FARMINGTON — Although Christian singer and songwriter Jaci Velasquez grew up in New Mexico, she has not performed in her home state for six years.
Now, she's back on familiar ground.
On Saturday, she and her husband, Nic Gonzales will sing together at the Farmington Civic Center. Gonzales is the lead singer of Christian band Salvador.
Velasquez, who now has two children, said motherhood has changed everything in her life. Her sons have prompted her to think about how much she loves them, and, if she loves them so much, she said she wonders "how much more does God love me?"
Velasquez met her husband at a birthday party for a mutual friend when she was 19. He later asked her on a date, and they dated on and off until she was 27, when they finally got married.
Gonzales had been making music since he was 12 years old. He said his band Salvador started as "a jam band that was based out of a church." The church needed a worship band, and he stepped up to fill in.
"Christian music, I think, can mean a lot of things for a lot of different people," he said.
Gonzales said Christian music uplifts his soul.
"It's a way to become part of a culture that's healthy," he said.
Gonzales said he and Velasquez don't often perform together. However, when he travels and sings with her, it is different.
"I kind of feel like I'm still at home," he said.
Unlike her husband, Velasquez grew up in a musical family. From the time she was 9 years old, she traveled and performed with her parents. Eventually, she became a Christian singer.
"For me, whatever is in me is going to come out because it's my artistry," she said.
Her Christian faith isn't the only part of her heritage reflected in her music. Her Latina roots also come through.
"My last name is Velasquez, and I am very proud of my people," she said.
Last year, she recorded a lullaby record for Fisher Price. Some of the songs were Latin style lullabies, while others were English songs remade in Spanish.
While Velasqeuz is a well-known Christian singer, she said many of her fans know about her life more from her syndicated radio show with Doug Griffin. She said sometimes when she's on air, she forgets it's being broadcast.

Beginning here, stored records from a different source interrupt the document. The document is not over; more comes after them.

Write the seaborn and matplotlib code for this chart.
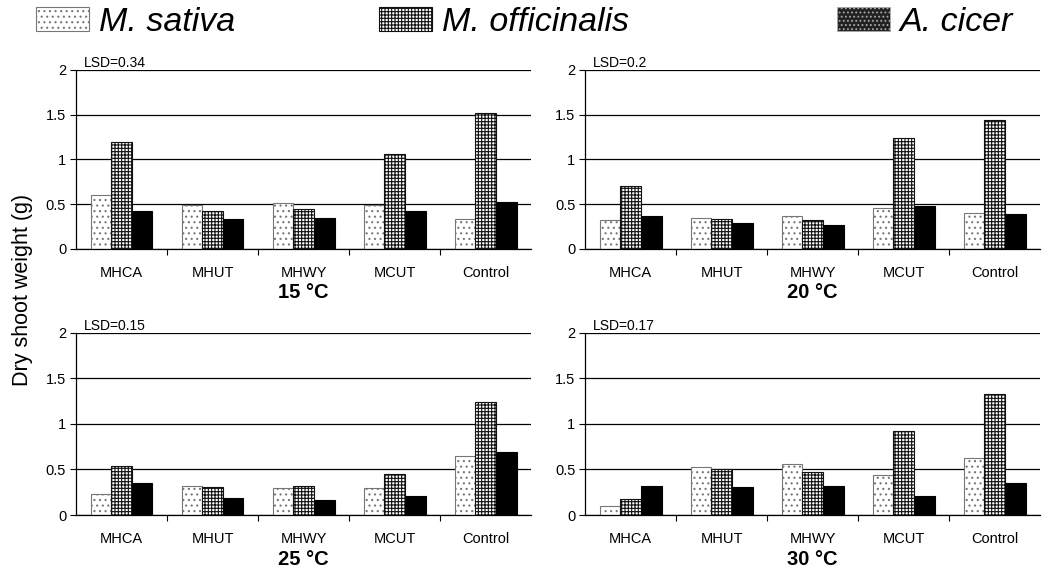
import pandas as pd
import seaborn as sns
import matplotlib.pyplot as plt
from matplotlib.patches import Patch

# Data (dry shoot weight, g)
treatments = ["MHCA", "MHUT", "MHWY", "MCUT", "Control"]
species = ["M. sativa", "M. officinalis", "A. cicer"]
temps = ["15 °C", "20 °C", "25 °C", "30 °C"]
lsd = ["LSD=0.34", "LSD=0.2", "LSD=0.15", "LSD=0.17"]

sativa_15 = [0.60, 0.49, 0.51, 0.49, 0.34]
offic_15 = [1.19, 0.43, 0.45, 1.06, 1.52]
cicer_15 = [0.43, 0.33, 0.35, 0.43, 0.53]

sativa_20 = [0.32, 0.35, 0.37, 0.46, 0.40]
offic_20 = [0.70, 0.33, 0.32, 1.24, 1.44]
cicer_20 = [0.37, 0.29, 0.27, 0.48, 0.39]

sativa_25 = [0.23, 0.32, 0.30, 0.30, 0.65]
offic_25 = [0.54, 0.31, 0.32, 0.45, 1.24]
cicer_25 = [0.35, 0.19, 0.17, 0.21, 0.69]

sativa_30 = [0.10, 0.53, 0.56, 0.44, 0.63]
offic_30 = [0.18, 0.50, 0.47, 0.92, 1.33]
cicer_30 = [0.32, 0.31, 0.32, 0.21, 0.35]

panels = [
    (sativa_15, offic_15, cicer_15),
    (sativa_20, offic_20, cicer_20),
    (sativa_25, offic_25, cicer_25),
    (sativa_30, offic_30, cicer_30),
]

rows = []
for temp, vals in zip(temps, panels):
    for sp, series in zip(species, vals):
        for tr, v in zip(treatments, series):
            rows.append({"temp": temp, "species": sp, "treatment": tr, "weight": v})
df = pd.DataFrame(rows)

sns.set_style("white")
plt.rcParams["font.family"] = ["Liberation Sans", "DejaVu Sans"]
plt.rcParams["hatch.linewidth"] = 0.8
for key in ["text.color", "axes.labelcolor", "xtick.color", "ytick.color"]:
    plt.rcParams[key] = "black"

# bar styles: facecolor, edgecolor, hatch
styles = [
    ("white", "#777777", "..."),
    ("white", "#111111", "+++++"),
    ("black", "black", ""),
]

fig = plt.figure(figsize=(10.61, 5.69), dpi=100)
positions = [
    [0.0716, 0.5624, 0.429, 0.3146],
    [0.5514, 0.5624, 0.429, 0.3146],
    [0.0716, 0.0949, 0.429, 0.3199],
    [0.5514, 0.0949, 0.429, 0.3199],
]

for i, temp in enumerate(temps):
    ax = fig.add_axes(positions[i])
    sub = df[df["temp"] == temp]
    sns.barplot(data=sub, x="treatment", y="weight", hue="species",
                order=treatments, hue_order=species, width=0.68,
                ax=ax, legend=False, errorbar=None)
    for cont, (fc, ec, h) in zip(ax.containers, styles):
        for bar in cont:
            bar.set_facecolor(fc)
            bar.set_edgecolor(ec)
            bar.set_hatch(h)
            bar.set_linewidth(0.8)
    ax.set_ylim(0, 2)
    ax.set_xlim(-0.5, 4.5)
    ax.set_yticks([0, 0.5, 1, 1.5, 2])
    ax.set_yticklabels(["0", "0.5", "1", "1.5", "2"])
    ax.set_axisbelow(True)
    ax.yaxis.grid(True, color="black", linewidth=0.9)
    ax.set_xticks([0.5, 1.5, 2.5, 3.5], minor=True)
    ax.tick_params(axis="x", which="major", length=0, pad=12.5, labelsize=10.5)
    ax.tick_params(axis="x", which="minor", length=4, width=0.8, direction="out", bottom=True)
    ax.tick_params(axis="y", length=4, width=0.8, direction="out", left=True, labelsize=10.5, pad=3)
    for s in ["top", "right"]:
        ax.spines[s].set_visible(False)
    for s in ["left", "bottom"]:
        ax.spines[s].set_color("black")
        ax.spines[s].set_linewidth(0.9)
    ax.set_xlabel("")
    ax.set_ylabel("")
    ax.text(0.018, 1.0, lsd[i], transform=ax.transAxes, ha="left", va="bottom", fontsize=10)
    ax.text(0.5, -0.245, temp, transform=ax.transAxes, ha="center", va="center",
            fontsize=14.5, fontweight="bold")

fig.text(0.021, 0.49, "Dry shoot weight (g)", rotation=90, ha="center", va="center", fontsize=15.5)

# legend across the top
leg_x = [0.034, 0.357, 0.789]
for sp, (fc, ec, h), x in zip(species, styles, leg_x):
    if sp == "A. cicer":
        handle = Patch(facecolor="#222222", edgecolor="#aaaaaa", hatch="....", linewidth=0.6)
    else:
        handle = Patch(facecolor=fc, edgecolor=ec, hatch=h, linewidth=0.8)
    leg = fig.legend([handle], [sp], loc="center left", bbox_to_anchor=(x, 0.961),
                     frameon=False, handlelength=1.55, handleheight=0.7,
                     handletextpad=0.3, borderaxespad=0, borderpad=0,
                     prop={"size": 24.5, "style": "italic"})

fig.savefig("out.png", dpi=100)
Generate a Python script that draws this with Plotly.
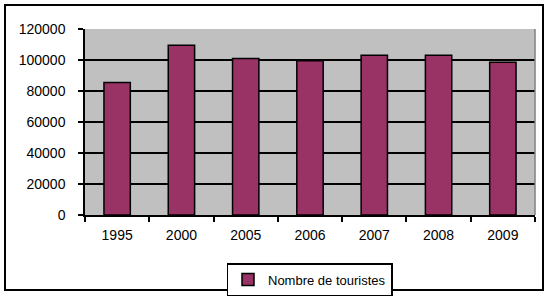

"You're just talking about life," she said.
Velasquez had her first taste of radio when Griffin's cohost took time off three years ago when she was pregnant, and Velasquez filled in. Producers later approached her and asked if she wanted to make it a full-time gig.
"They said, 'Hey, would you be interested in doing this a lot, like all the time?'" Velasquez recalled.
Leading up to the concert, Griffin will be in Farmington, as well fundraising for Passion Radio.
He said the most difficult part of being in Christian radio is representing himself. Some people, for example, don't approve of his life choices, such as his divorce, he said.
"Sometimes you have people who view Christianity through a microscope," Griffin said.